I'm working on a binary classification problem and I have an sgd classifier like so:
sgd = SGDClassifier(
max_iter = 1000,
tol = 1e-3,
validation_fraction = 0.2,
class_weight = {0:0.5, 1:8.99}
)
I fitted it on my training set and plotted the precision-recall curve:
from sklearn.metrics import plot_precision_recall_curve
disp = plot_precision_recall_curve(sgd, X_test, y_test)
Given that the sgd classifier in scikit-learn uses loss="hinge"
by default, how is it possible for this curve to be plotted? My understanding is that the output of the sgd is not probabilistic -- it's either 1/0. So there are no "thresholds", and yet the sklearn precision-recall curve plots a zigzagged graph with different kinds of thresholds. What's going on here?

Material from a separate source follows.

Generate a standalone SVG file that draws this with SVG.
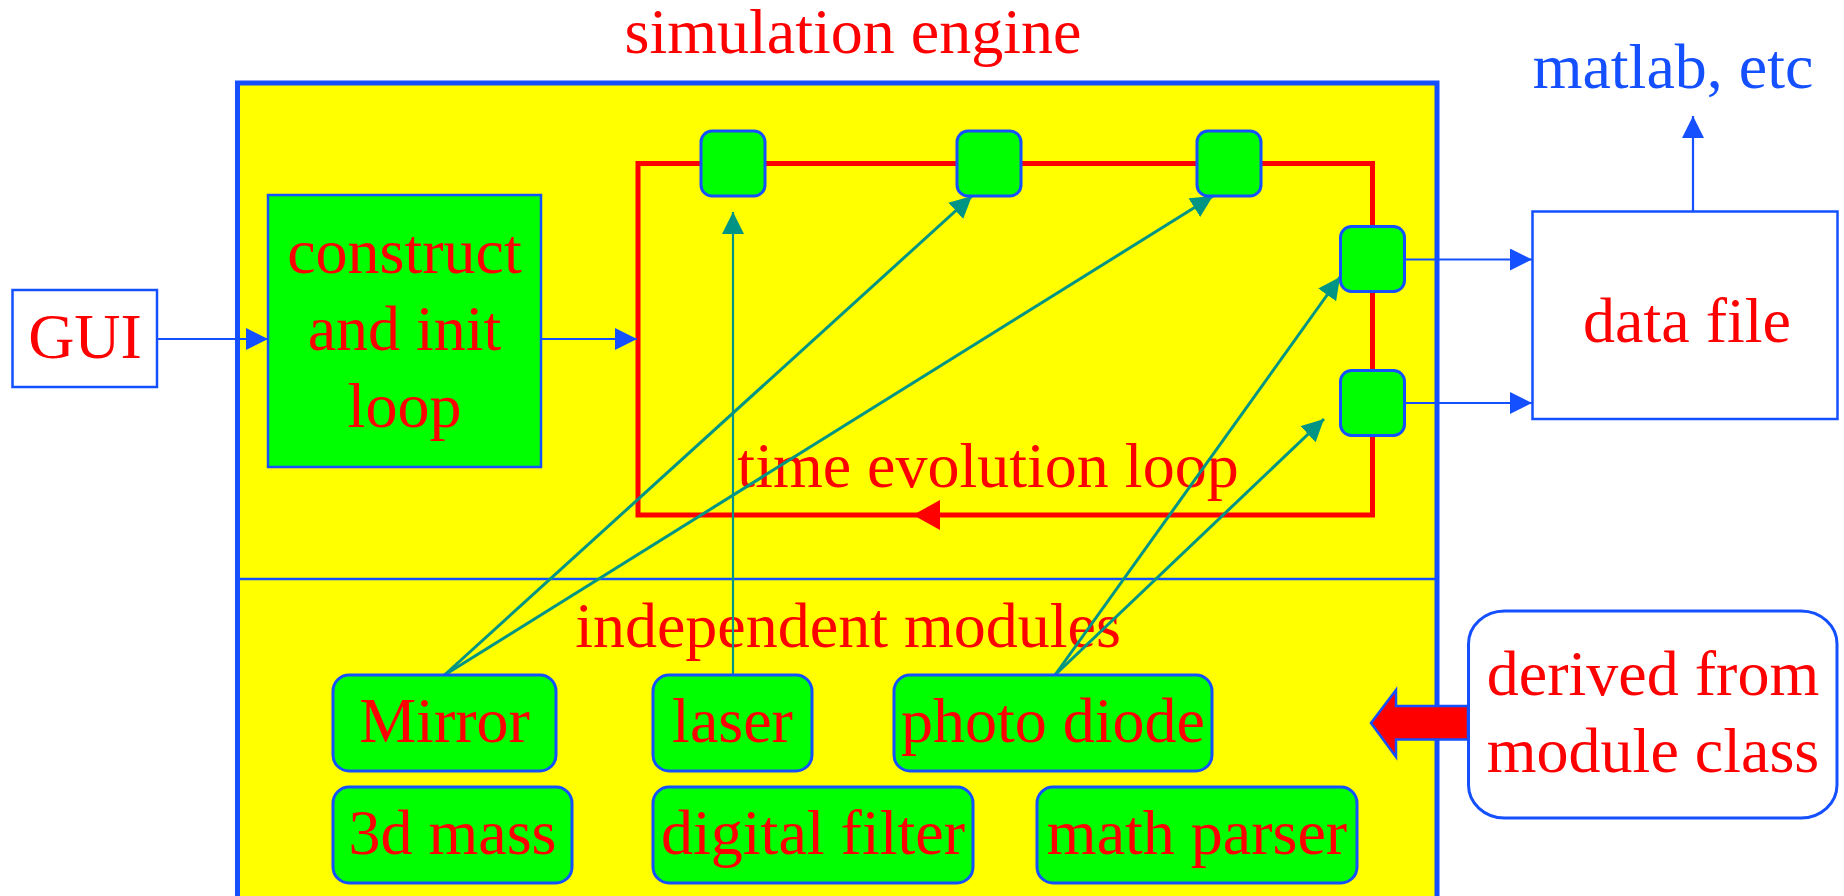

The situation you describe is practically identical with one found in a documentation example, using the first 2 classes of the iris data and a LinearSVC classifier (the algorithm uses the squared hinge loss, which, like the hinge loss you use here, results in a classifier that produces only binary outcomes and not probabilistic ones). The resulting plot there is:
i.e. qualitatively similar to yours here.
Nevertheless, your question is a legitimate one and a nice catch indeed; how comes and we get a behavior similar to one produced by probabilistic classifiers, when our classifier does not indeed produce probabilistic predictions (and hence any notion of a threshold sounds irrelevant)?
To see why this is so, we need to do some digging into the scikit-learn source code, starting from the plot_precision_recall_curve
function used here and following the thread down into the rabbit hole...
Starting from the source code of plot_precision_recall_curve
, we find:
y_pred, pos_label = _get_response(
X, estimator, response_method, pos_label=pos_label)
So, for the purposes of plotting the PR curve, the predictions y_pred
are not produced directly by the predict
method of our classifier, but by the _get_response()
internal function of scikit-learn.
_get_response()
in turn includes the lines:
prediction_method = _check_classifier_response_method(
estimator, response_method)
y_pred = prediction_method(X)
which finally leads us to the _check_classifier_response_method()
internal function; you can check the full source code of it - what is of interest here are the following 3 lines after the else
statement:
predict_proba = getattr(estimator, 'predict_proba', None)
decision_function = getattr(estimator, 'decision_function', None)
prediction_method = predict_proba or decision_function
By now, you may have started getting the point: under the hood, plot_precision_recall_curve
checks if either a predict_proba()
or a decision_function()
method is available for the classifier used; and if a predict_proba()
is not available, like your case here of an SGDClassifier with hinge loss (or the documentation example of a LinearSVC classifier with squared hinge loss), it reverts to the decision_function()
method instead, in order to calculate the y_pred
which will be subsequently used for plotting the PR (and ROC) curve.
The above have arguably answered your programming question about how exactly scikit-learn produces the plot and the underlying calculations in such cases; further theoretical inquiries regarding if & why using the decision_function()
of a non-probabilistic classifier is indeed a correct and legitimate approach to get a PR (or ROC) curve are out of scope for SO, and they should be addressed to Cross Validated, if necessary.